4. Install the Missing DLL Manually
If all else fails, you can install the missing DLL manually. However, this must absolutely be done as a last resort.
Installing a DLL file manually requires using a DLL downloader website to get the file, then moving the files to the correct location. Note that the files obtained from untrustworthy sources may be loaded with malware, or you could accidentally download an incompatible version. So, please create a restore point first as a safety measure.
Before proceeding with the steps, copy the DLL file name you want to download. For reference, you can check the error message or popup you received, as it should specify the name of the missing file.
Now that you have a restore point, here’s how to download and install the missing DLL files manually.
Be aware that MakeUseOf neither supports nor promotes the website mentioned in this step! Before downloading any DLL file, ensure it is compatible with your system and that the file name matches the DLL error you’re encountering.
- Visit DLL-Files.com and type the DLL file name in the search field. For example, Msvcr120.dll.
- Click the Search DLL file button to start the search.
- Click the best matching search result and download the appropriate file (32-bit or 64-bit).
- Move the downloaded file to the directory of the software that needs it. For example, if you face a DLL error while opening Chrome, paste the downloaded file into Chrome’s home directory. Alternatively, you can place the DLL file in the Windows default system directory (C:\Windows\System32).
- Open Command Prompt as an administrator and type regsvr32 DLLname.dll (replace ‘DLLname‘ with the name of your file). For an example, regsvr32 Msvcr120.dll.
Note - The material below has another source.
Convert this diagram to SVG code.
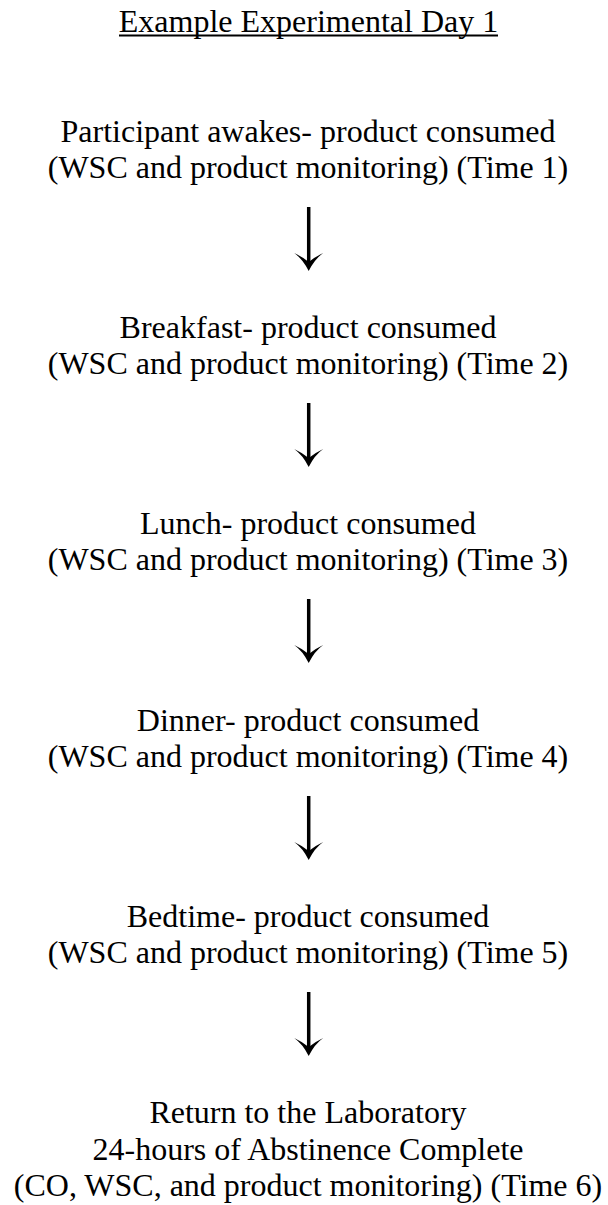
<svg xmlns="http://www.w3.org/2000/svg" width="608" height="1205" viewBox="0 0 608 1205">
  <style>
    .lbl { font-family: "Liberation Serif", "Times New Roman", serif; font-size: 32px; fill: #000; text-anchor: middle; }
    .shaft { stroke: #000; stroke-width: 3.5; fill: none; }
    .head { fill: #000; stroke: none; }
  </style>
  <defs>
    <!-- one downward arrow: shaft plus a thick chevron head -->
    <g id="down-arrow">
      <line class="shaft" x1="0" y1="0" x2="0" y2="57"/>
      <path class="head" d="M-14.5,46 Q-6,52 0,64 Q6,52 14.5,46 Q6,50 0,55 Q-6,50 -14.5,46 Z"/>
    </g>
  </defs>
  <rect width="608" height="1205" fill="#fff"/>

  <g id="title" class="lbl">
    <text x="308.5" y="32">Example Experimental Day 1</text>
    <rect x="119" y="34.5" width="379" height="2" fill="#000"/>
  </g>

  <g id="node-time1" class="lbl">
    <text x="308" y="142">Participant awakes- product consumed</text>
    <text x="308" y="178">(WSC and product monitoring) (Time 1)</text>
  </g>
  <g id="node-time2" class="lbl">
    <text x="308" y="338">Breakfast- product consumed</text>
    <text x="308" y="374">(WSC and product monitoring) (Time 2)</text>
  </g>
  <g id="node-time3" class="lbl">
    <text x="308" y="534">Lunch- product consumed</text>
    <text x="308" y="570">(WSC and product monitoring) (Time 3)</text>
  </g>
  <g id="node-time4" class="lbl">
    <text x="308" y="731">Dinner- product consumed</text>
    <text x="308" y="767">(WSC and product monitoring) (Time 4)</text>
  </g>
  <g id="node-time5" class="lbl">
    <text x="308" y="927">Bedtime- product consumed</text>
    <text x="308" y="963">(WSC and product monitoring) (Time 5)</text>
  </g>
  <g id="node-time6" class="lbl">
    <text x="308" y="1123">Return to the Laboratory</text>
    <text x="308" y="1159.5">24-hours of Abstinence Complete</text>
    <text x="308" y="1196">(CO, WSC, and product monitoring) (Time 6)</text>
  </g>

  <g id="connectors">
    <use href="#down-arrow" x="308.7" y="207"/>
    <use href="#down-arrow" x="308.7" y="403"/>
    <use href="#down-arrow" x="308.7" y="599"/>
    <use href="#down-arrow" x="308.7" y="796"/>
    <use href="#down-arrow" x="308.7" y="992"/>
  </g>
</svg>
- Press Enter to register the downloaded DLL file on your Windows system.
These steps might seem confusing for beginners. However, refer to screenshots to follow the steps correctly.
The “DLL not designed to run on Windows” error can stop you from adding third-party Windows software to your computer. So, it’s important to troubleshoot this issue quickly.
The mentioned ways are the only ones that can help you troubleshoot this issue. If none worked for you, the last option is to reinstall Windows on your device.